Here’s what you need to know in relation to the changes in the gender equality pay gap law. 

Irish legislative reform will soon break the glass ceiling around gender pay inequalities, According to Harry Fehily, managing partner of HOMS law firm, employers across Ireland must prepare to address any gender pay gap affecting their personnel – and this can only be a good thing. 

The move, according to an article published by Fehily, will bring Ireland in line with gender pay gap legislation already operating in the UK. Here’s what’s changing in Ireland and how the legislative reform is affecting businesses across the country. 

What is the gender pay gap?

You’ve probably already heard of the gender pay gap, but do you know what it means? 

Put simply, the pay gap is the gap between what men and women are paid in any particular company. It’s generally assessed by looking at the hourly rate paid to both sexes. Aside from highlighting pay inequalities, the gap also shows how many women are employed across an organisation, and how many women occupy senior, management, or board positions. 

The results, unfortunately, are alarming. 

The gender equality pay gap problem

Right now, the Irish gender equality pay gap is around 14pc, according to the Chartered Institute of Personnel and Development (CIPD). This means that men working in Ireland are paid, on average, 14pc more than women working for the same organisation. 

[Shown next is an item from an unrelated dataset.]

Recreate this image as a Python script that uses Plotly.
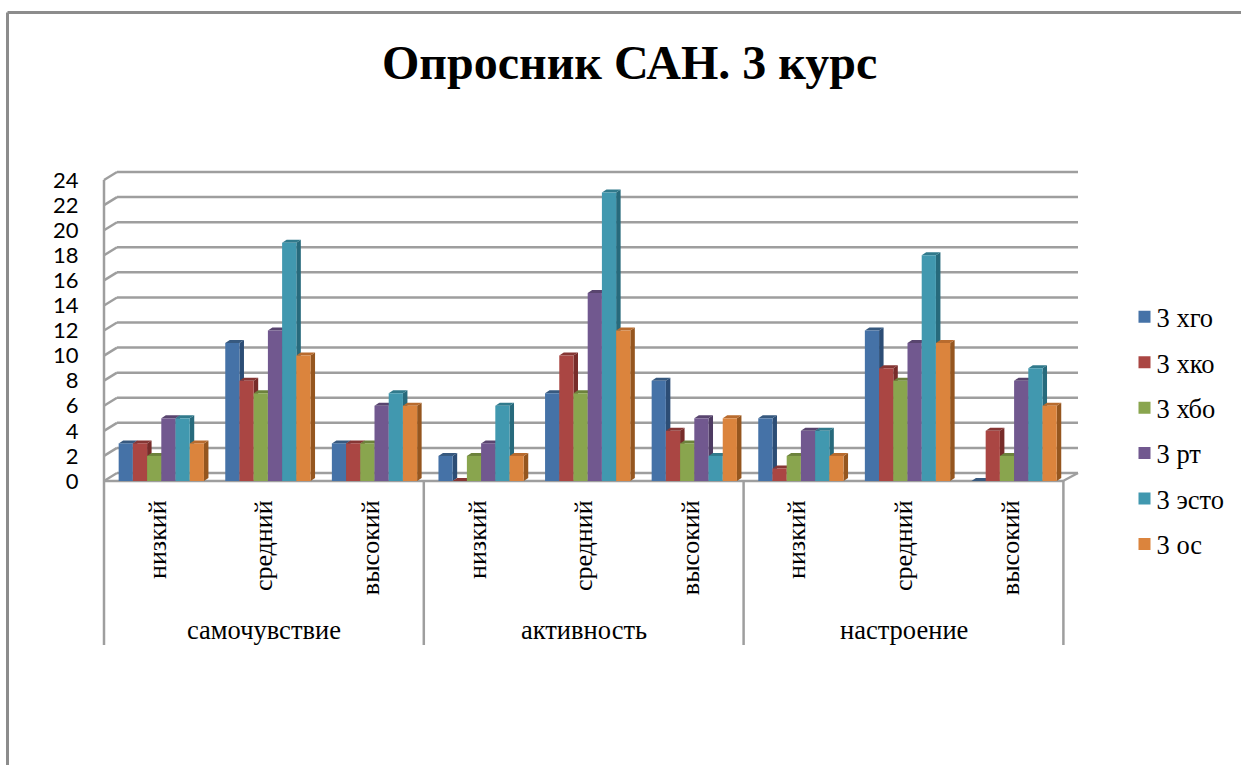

Typically, the pay gap kicks in when women reach their mid-thirties because they often take time out to raise families, which affects their likelihood of reaching senior management positions. Traditional gender expectations only worsen the problem, according to reports.  

“A recent survey carried out by Korn Ferry in 2018 also discovered that women comprise only 13pc of the boards of Irish listed companies,” Harry Fehily.

The good news is that the Irish Government recognises the problem, which is why it introduced the Gender Pay Gap Information Bill (GPG). 

Gender pay gap reporting: the new law

The GPG has one clear purpose: correcting the imbalance in pay between men and women working across Ireland. The proposed law makes it mandatory for:

  • Some employers to publish details of their gender pay gap
  • The companies to explain why they believe the gender gap exists; and 
  • For these companies to outline what steps they’ll take to correct the problem 

It’s not enough to acknowledge there’s a gender pay gap, according to the proposals. There must be a clear plan in place for bridging the gap. 

The Irish Government can use the information collected through these surveys to properly identify the root causes behind gender pay inequalities and move towards an effective solution. 

The reporting requirements will:

  • Immediately affect businesses with 250+ employees;
  • Apply to businesses with 150+ employees within two years of coming into force; and 
  • Affect businesses with 50+ employees within three years of commencement

Small businesses won’t be subject to reporting requirements in the foreseeable future, but every business should take steps to identify and fix any gender pay inequalities affecting their organisation. 

Companies leading the way towards gender equal pay 

Some companies are already reporting their pay gap statistics and acting on the findings. 

Wolfgang Digital reports that, although there’s generally no pay gap between men and women working for them, only 20pc of board members are female, which they plan on rectifying. This means tackling unintentional, unconscious biases. 

PwC Ireland acknowledges a 5.7pc gender pay gap and an 11.8pc gender bonus pay gap. Women make up 54pc of the workforce, but this number dwindles drastically at senior level. 

Central Bank notes that 57pc of its senior executives are male, while only 43pc are female. Although their pay gap is less than the national average, they’re keen to close it completely. 

Conclusion

The gender pay gap is a significant issue affecting Ireland, and companies must take steps to fix the problem sooner rather than later. Compulsory reporting will erase the secrecy around salary information and force businesses to confront institutional, unconscious gender biases thriving in their workplaces.